To make progress on both objectives, plans must recognize that they’re not the best messenger. Providers, trained in clinical care, are frustrated by the perceived results of preauthorizations—either an approval that they find unnecessary, or a denial that seemingly disrespects their clinical judgment.
Instead, plans can turn to other trusted clinical experts to communicate utilization requirements and make preauthorizations more palatable. Read on for three experts that plans can deploy as messengers for a provider-centric preauthorizations process.
Highmark, a Blues plan based in Pittsburgh, completely removed preauthorizations—as long as providers followed standard clinical guidelines.

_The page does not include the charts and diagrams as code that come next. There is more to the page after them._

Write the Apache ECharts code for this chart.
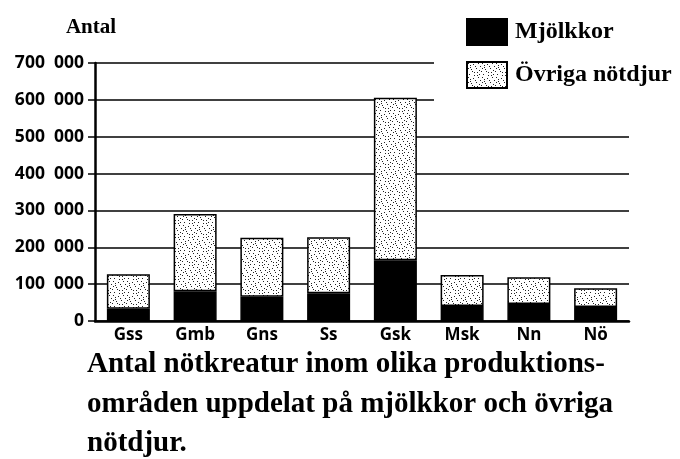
<!DOCTYPE html>
<html><head><meta charset="utf-8">
<script src="https://cdn.jsdelivr.net/npm/echarts@6/dist/echarts.min.js"></script>
<style>html,body{margin:0;padding:0;background:#fff}#c{width:680px;height:459px}</style>
</head><body><div id="c"></div>
<script>
const categories = ['Gss','Gmb','Gns','Ss','Gsk','Msk','Nn','Nö'];
const mjolkkor = [33000, 81000, 66000, 75000, 165000, 41000, 46000, 38000];
const ovriga = [94000, 209000, 160000, 152000, 441000, 84000, 73000, 51000];
const yTicks = [0, 100000, 200000, 300000, 400000, 500000, 600000, 700000];
const seriesNames = ['Mjölkkor', 'Övriga nötdjur'];
const titleLines = ['Antal nötkreatur inom olika produktions-', 'områden uppdelat på mjölkkor och övriga', 'nötdjur.'];

// stipple texture
const tile = document.createElement('canvas');
tile.width = 14; tile.height = 14;
const tc = tile.getContext('2d');
tc.fillStyle = '#fff'; tc.fillRect(0,0,14,14);
tc.fillStyle = '#222';
[[1,1],[6,2],[11,1],[3,5],[9,6],[13,4],[0,9],[5,9],[10,10],[2,12],[7,13],[12,12],[8,4],[4,7],
 [12,8],[7,10],[3,3],[10,13],[1,6]].forEach(p=>tc.fillRect(p[0],p[1],1,1));

const serif = '"Liberation Serif", "Times New Roman", serif';
const sans = '"Open Sans", "DejaVu Sans", sans-serif';

const chart = echarts.init(document.getElementById('c'), null, {renderer:'canvas'});
chart.setOption({
  animation: false,
  backgroundColor: '#fff',
  grid: {left: 95, right: 51, top: 63, bottom: 138},
  title: {
    text: titleLines.join('\n'), left: 82, top: 340,
    textStyle: {fontFamily: serif, fontWeight: 'bold', fontSize: 29, lineHeight: 39.5, color: '#000'}
  },
  legend: {
    orient: 'vertical', left: 466, top: 18, padding: 0, itemWidth: 40, itemHeight: 26, itemGap: 15, z: 10,
    data: seriesNames,
    textStyle: {fontFamily: serif, fontWeight: 'bold', fontSize: 24, color: '#000', padding: [0,0,0,3]},
    icon: 'rect'
  },
  graphic: [{type: 'rect', shape: {x: 434, y: 50, width: 200, height: 56}, style: {fill: '#fff'}, z: 5, silent: true}],
  xAxis: {
    type: 'category', data: categories,
    axisLine: {lineStyle: {color: '#000', width: 2.5}},
    axisTick: {show: false},
    axisLabel: {color: '#000', fontFamily: sans, fontWeight: 'bold', fontSize: 17, margin: 6}
  },
  yAxis: {
    type: 'value', min: 0, max: 700000, interval: 100000,
    name: 'Antal', nameLocation: 'end', nameGap: 25,
    nameTextStyle: {fontFamily: serif, fontWeight: 'bold', fontSize: 21, color: '#000', padding: [0, 8, 0, 0]},
    axisLine: {show: true, lineStyle: {color: '#000', width: 2.5}},
    axisTick: {show: true, length: 7, lineStyle: {color: '#000', width: 1.5}},
    splitLine: {lineStyle: {color: '#000', width: 1.5}},
    axisLabel: {
      color: '#000', fontFamily: sans, fontWeight: 'bold', fontSize: 17.5, margin: 11,
      customValues: yTicks,
      formatter: v => v === 0 ? '0' : (v/1000) + '  000'
    }
  },
  series: [
    {name: seriesNames[0], type: 'bar', stack: 'a', data: mjolkkor, barWidth: 43,
     itemStyle: {color: '#000', borderColor: '#000', borderWidth: 1.5}},
    {name: seriesNames[1], type: 'bar', stack: 'a', data: ovriga, barWidth: 43,
     itemStyle: {color: {image: tile, repeat: 'repeat'}, borderColor: '#000', borderWidth: 1.5}}
  ]
});
</script></body></html>
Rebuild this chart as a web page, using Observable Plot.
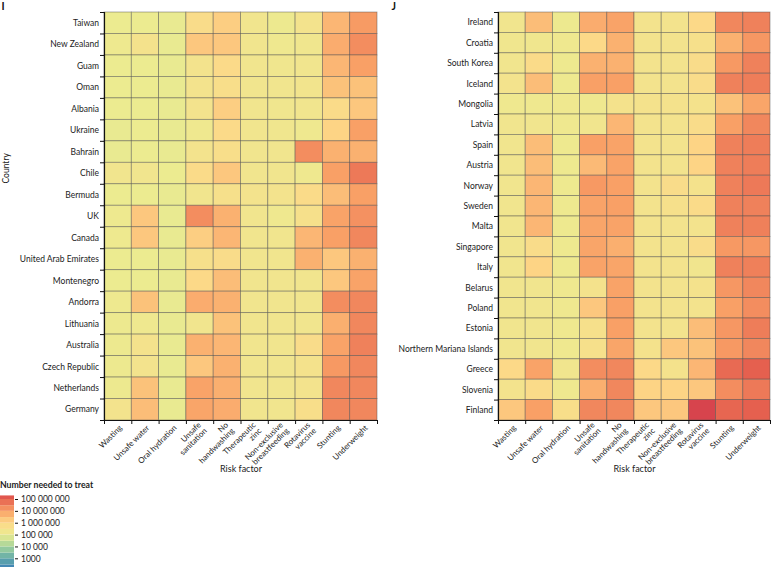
<!DOCTYPE html>
<html><head><meta charset="utf-8">
<script src="https://cdn.jsdelivr.net/npm/d3@7"></script>
<script src="https://cdn.jsdelivr.net/npm/@observablehq/plot@0.6"></script>
<style>
body{margin:0;background:#fff;}
#wrap{position:relative;width:771px;height:567px;overflow:hidden;font-family:Lato,sans-serif;color:#222;}
.abs{position:absolute;}
#ltitle{font-weight:bold;font-size:8.7px;left:0;top:479px;white-space:nowrap;}
</style></head><body><div id="wrap">
<div id="pI" class="abs" style="left:0;top:0"></div>
<div id="pJ" class="abs" style="left:390px;top:0"></div>
<div id="ltitle" class="abs">Number needed to treat</div>
<div id="leg" class="abs" style="left:0;top:490px"></div>
</div>
<script>
const riskFactors = ["Wasting","Unsafe water","Oral hydration","Unsafe\nsanitation","No\nhandwashing","Therapeutic\nzinc","Non-exclusive\nbreastfeeding","Rotavirus\nvaccine","Stunting","Underweight"];

const countriesI = ["Taiwan","New Zealand","Guam","Oman","Albania","Ukraine","Bahrain","Chile","Bermuda","UK","Canada","United Arab Emirates","Montenegro","Andorra","Lithuania","Australia","Czech Republic","Netherlands","Germany"];
// columns follow riskFactors order
const nntI = [
  [1e5,1e5,9e4,6e5,1.5e6,2e5,1.2e5,2.5e5,4e6,1.2e7],
  [1.3e5,3e5,9e4,2e6,2e6,2e5,1.5e5,1.8e5,6e6,2e7],
  [1e5,1e5,9e4,2.5e5,8e5,2e5,1.8e5,2e5,4e6,1e7],
  [1e5,1e5,9e4,2.5e5,5e5,2e5,2e5,2.2e5,2.5e6,2.5e6],
  [1e5,1e5,9e4,2.5e5,1.5e6,2e5,1.8e5,2e5,7e5,2e6],
  [9e4,1e5,9e4,1.5e5,8e5,2e5,1.8e5,1.5e5,1.2e6,1e7],
  [9e4,1e5,9e4,2.5e5,5e5,2e5,2e5,2e7,5e6,5e6],
  [2e5,2e5,1e5,7e5,2e6,2e5,2e5,1.5e5,1e7,4e7],
  [1e5,1e5,9e4,2e5,4e5,2.5e5,2.5e5,7e5,3e6,1e7],
  [1.3e5,2e6,9e4,2e7,5e6,2e5,1.5e5,4e5,9e6,1.7e7],
  [1.3e5,2e6,9e4,1.5e6,4e6,2e5,2e5,4e6,1e7,2.5e7],
  [1e5,1e5,9e4,4e5,6e5,2e5,2e5,5e6,2e6,5e6],
  [1e5,1e5,9e4,9e5,3e6,2e5,2e5,2e5,2e6,9e6],
  [1.3e5,2.5e6,9e4,6e6,5e6,2e5,2e5,2e5,2e7,2.5e7],
  [1.2e5,1.5e5,9e4,2e5,2.5e6,2e5,2e5,2e5,5.5e6,2.5e7],
  [1.2e5,3e5,9e4,5e6,4e6,2e5,2e5,6e5,9e6,3e7],
  [1.2e5,2.5e5,9e4,2e6,5e6,2e5,2e5,3e5,1.3e7,2.5e7],
  [1.2e5,2.5e6,9e4,9e6,5.5e6,2e5,2e5,2.5e5,2.5e7,2.5e7],
  [2.5e5,3e6,9e4,8e6,6e6,2e5,2e5,5e5,2.5e7,2.5e7]
];

const countriesJ = ["Ireland","Croatia","South Korea","Iceland","Mongolia","Latvia","Spain","Austria","Norway","Sweden","Malta","Singapore","Italy","Belarus","Poland","Estonia","Northern Mariana Islands","Greece","Slovenia","Finland"];
const nntJ = [
  [2e5,3e6,1.2e5,6e6,9e6,2.5e5,2.5e5,9e5,2.5e7,3e7],
  [1.8e5,1.8e5,1.5e5,9e5,5e6,2.5e5,2.5e5,4e5,5e6,1.4e7],
  [2e5,7e5,1.3e5,5e6,5e6,2.5e5,2.5e5,6e5,1.3e7,3e7],
  [2.5e5,3e6,1.3e5,1e7,1e7,2.5e5,2.5e5,6e5,3e7,3.5e7],
  [1.5e5,1.5e5,1.5e5,1.5e5,3e5,3e5,3e5,3e5,2.5e6,8e6],
  [2e5,2e5,1.5e5,2e5,4e6,2.5e5,2.5e5,6e5,1e7,2.5e7],
  [2e5,3e6,1.3e5,1e7,9e6,2.5e5,2.5e5,1.2e6,3e7,3.5e7],
  [2e5,3e6,1.3e5,3.5e6,9e6,2.5e5,2.5e5,1.2e6,3e7,3.5e7],
  [2e5,4e6,1.3e5,1.3e7,1e7,2.5e5,6e5,3e5,3e7,4e7],
  [2e5,4e6,1.3e5,9e6,1e7,2.5e5,4e5,7e5,3e7,3e7],
  [2e5,4e6,1.3e5,8e6,9e6,2.5e5,2.5e5,2.5e5,3e7,3.2e7],
  [2e5,6e5,1.3e5,8e6,5.5e6,2.5e5,2.5e5,6e5,1.3e7,1.4e7],
  [2e5,1.2e6,1.3e5,9e6,8e6,2.5e5,2.5e5,2e5,3e7,3.2e7],
  [2e5,2e5,1.5e5,3e5,9e6,2.5e5,2.5e5,3e5,1.4e7,2.5e7],
  [2e5,2e5,1.5e5,2e6,1e7,2.5e5,2.5e5,2.5e5,1e7,2e7],
  [2e5,2e5,1.5e5,4e5,1e7,2.5e5,2.5e5,3e6,1.4e7,3.5e7],
  [2e5,2e5,1.5e5,4e5,8e6,3e5,2e6,2.5e6,1.3e7,2.5e7],
  [9e5,9e6,2e5,2e7,2.5e7,9e5,3e5,4e6,7e7,1e8],
  [2.5e5,7e5,1.5e5,5.5e6,2.5e7,1.2e6,1.2e6,2e6,2e7,4e7],
  [2e6,1e7,5e5,2.5e7,2.5e7,2e6,2e6,3e8,8e7,1e8]
];

const legendTicks = [1e3,1e4,1e5,1e6,1e7,1e8];
const legendBandEdges = [1e2,3e2,1e3,3e3,1e4,3e4,1e5,3e5,1e6,3e6,1e7,3e7,1e8,2e8];
const colorStops = [1e2,1e3,1e4,1e5,1e6,1e7,1e8,1e9];
const colorRange = ["#3a7db8","#62aaa9","#a5d49b","#eceb90","#fdd888","#f9a066","#e5604f","#c8264a"];

const colorScale = {type:"log", domain: colorStops, range: colorRange};
const FONT = "Lato, sans-serif";

function cellsOf(countries, nnt) {
  return countries.flatMap((c,i) => nnt[i].map((v,j) => ({country:c, row:i, factor:riskFactors[j], col:j, v})));
}

function panel({countries, nnt, letter, width, marginLeft, marginRight, countryLabel}) {
  const n = countries.length;
  const cells = cellsOf(countries, nnt);
  const marks = [
    Plot.rect(cells, {x1:"col", x2:d=>d.col+1, y1:"row", y2:d=>d.row+1, fill:"v", stroke:"#4d4d4d", strokeOpacity:0.55, strokeWidth:0.8}),
    Plot.ruleX([0], {stroke:"#111", strokeWidth:1.2}),
    Plot.ruleY([n], {stroke:"#111", strokeWidth:1.2}),
    Plot.axisY({ticks:d3.range(n+1), tickSize:4, tickFormat:()=>"", label:null, stroke:"#111"}),
    Plot.axisX({ticks:d3.range(riskFactors.length+1), tickSize:4, tickFormat:()=>"", label:null, stroke:"#111"}),
    Plot.text(countries, {y:(d,i)=>i+0.5, text:d=>d, frameAnchor:"left", textAnchor:"end", dx:-5.5, fontSize:8.5, fill:"#222"}),
    Plot.text(riskFactors, {x:(d,i)=>i+0.5, text:d=>d, frameAnchor:"bottom", textAnchor:"end", lineAnchor:"middle", rotate:-45, dx:2.5, dy:6, fontSize:8, lineHeight:1.05, fill:"#222"}),
    Plot.text(["Risk factor"], {text:d=>d, frameAnchor:"bottom", dy:51, fontSize:9, fill:"#222"}),
    Plot.text([letter], {text:d=>d, frameAnchor:"top-left", textAnchor:"start", lineAnchor:"top", dx:-marginLeft+1, dy:-9.5, fontSize:10.5, fontWeight:"bold", fill:"#111"})
  ];
  if (countryLabel) marks.push(Plot.text(["Country"], {text:d=>d, frameAnchor:"left", dx:-98, dy:-33, rotate:-90, fontSize:8.5, fill:"#222"}));
  return Plot.plot({
    width, height:480, marginLeft, marginRight, marginTop:12, marginBottom:60,
    style:{fontFamily:FONT, fontSize:"8.5px", background:"transparent", overflow:"visible"},
    x:{domain:[0, riskFactors.length]},
    y:{domain:[0, n], reverse:true},
    color: colorScale,
    marks
  });
}

document.getElementById("pI").append(panel({countries:countriesI, nnt:nntI, letter:"I", width:390, marginLeft:104, marginRight:13, countryLabel:true}));
document.getElementById("pJ").append(panel({countries:countriesJ, nnt:nntJ, letter:"J", width:381, marginLeft:108, marginRight:1, countryLabel:false}));

const fmt = v => v >= 10000 ? d3.format(",")(v).replace(/,/g, " ") : String(v);
const bands = legendBandEdges.slice(0,-1).map((lo,i) => ({lo, hi:legendBandEdges[i+1]}));
document.getElementById("leg").append(Plot.plot({
  width:130, height:77, marginLeft:0, marginRight:116, marginTop:0, marginBottom:0,
  style:{fontFamily:FONT, fontSize:"8.5px", background:"transparent"},
  y:{type:"log", domain:[1e3,1e8], range:[68.3, 9]},
  color: colorScale,
  marks:[
    Plot.rect(bands, {y1:"lo", y2:"hi", fill:d=>Math.sqrt(d.lo*d.hi)}),
    Plot.axisY({anchor:"right", ticks:legendTicks, tickSize:3, tickPadding:3.5, tickFormat:fmt, fontSize:8.5, label:null, stroke:"#111", fill:"#222"})
  ]
}));
</script></body></html>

Highmark informs their providers in their clinical oncology pathways program that the clinical treatment pathways are set by the National Comprehensive Cancer Network (NCCN), a nonprofit third-party alliance of cancer centers. Participating providers are required to adhere 80% of the time to part B drugs that are part the standardized pathways. And as long as providers follow the pathway, they get preauthorizations waived for 40 chemotherapy drugs.
Highmark has seen a 10% reduction in medical spend across the 30 participating practices, and both providers and patients are happier because treatments can start 36-48 hours earlier.
L.A. Care, a Medicaid plan in California, automatically approves preauthorizations for specialty referrals—as long as the PCP gets a second opinion from an in-network specialist.
The PCP has to use L.A. Care’s online messaging platform to ask the specialist if the specialist visit is warranted, and if so, what labs or tests the specialist would want in advance. The eConsult tool allows the PCP to search through all in-network specialists and securely send patient details to the specialist of the PCP’s choice.
This process still guarantees that PCPs are only making necessary specialist referrals, but PCPs no longer have to deal with tedious authorization requests. Instead, a fellow provider serves as the approver—and can give clinically sound alternatives when no referral is necessary.
L.A. County Department of Health Services also implemented a similar portal and saw 150K consults and a 25-48% decrease in number of specialist visits.
Independent Health Plan (IHA), a large plan in western New York, delegated preauthorization to a provider practice—but only after supplying them with cost information for a drug class with wide cost variation.
The participating urology practice, also involved in one of IHA’s value-based payment programs, was surprised to see IHA’s data on the wide variation in price for different testosterone drugs. After the plan highlighted the potential savings opportunity, the provider practice’s steering committee drafted new prescribing protocols for their physicians and the reimbursement model around them.
In the first year of the program, providers saved IHA $1.2 million dollars and earned $1 million in savings. The provider practice designed the restrictions and benefited from the savings.